Code formatters are used to apply style guidelines

  • They follow standards (e.g. PEP8) but can be customized
  • They format code in a deterministic way
  • For Python: ruff or black
ruff format test.py

Static code analysis

Code linters are used to statically analyse code

  • Find unused variables, style violations, and more
  • For Python: ruff or flake8
ruff check test.py
F841 Local variable `answer` is assigned to but never used
  --> test.py:11:5
   |
 9 | def is_even(a):
10 |     """Check if a given number is even."""
11 |     answer = 42
   |     ^^^^^^
12 |     return a % 2 == 0
   |
help: Remove assignment to unused variable `answer`

Take home messages

  • The results of software depend on the coding environment
  • Virtual environments help to isolate dependencies
  • To ensure reproducibility (for you and others), it’s essential to share resolved environments

Shotgun buffet

Module system

  • DKRZ uses Environment Modules to provide different versions of various packages

  • List all available modules

    module avail
  • Activate a certain module (with implicit/or explicit version)

    module load python3
    module load python3/unstable
  • Unload all currently loaded modules (useful at the beginning of scripts)

    module purge

Containerization

  • Packaging together software code with all it’s necessary components

    It’s basically a fully functional and portable computing environment. — RedHat

  • Most well-known are docker (de facto standard) and Apptainer (open-source alternative)

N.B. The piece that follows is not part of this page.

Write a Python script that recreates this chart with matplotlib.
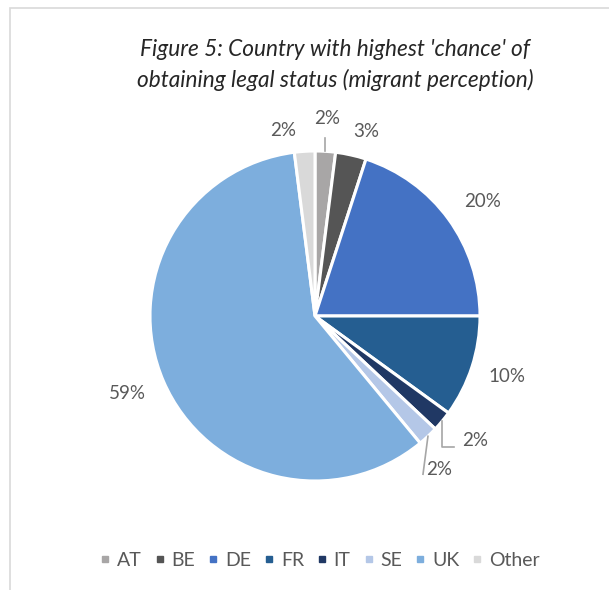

  • Can be scaled and orchestrated on larger platforms (Kubernetes)

pixi

  • Pixi is a promising package management tool for python
  • It builds on the the existing conda ecosystem, but replaces all it’s tools
  • Faster resolution and creation of environments
  • Built-in reproducibility through lock files (pixi.lock)

uv

  • uv is yet another promising package manager for python
  • It builds on the the existing PyPI ecosystem
  • Faster resolution and creation of environments
  • Built-in reproducibility through lock files (uv)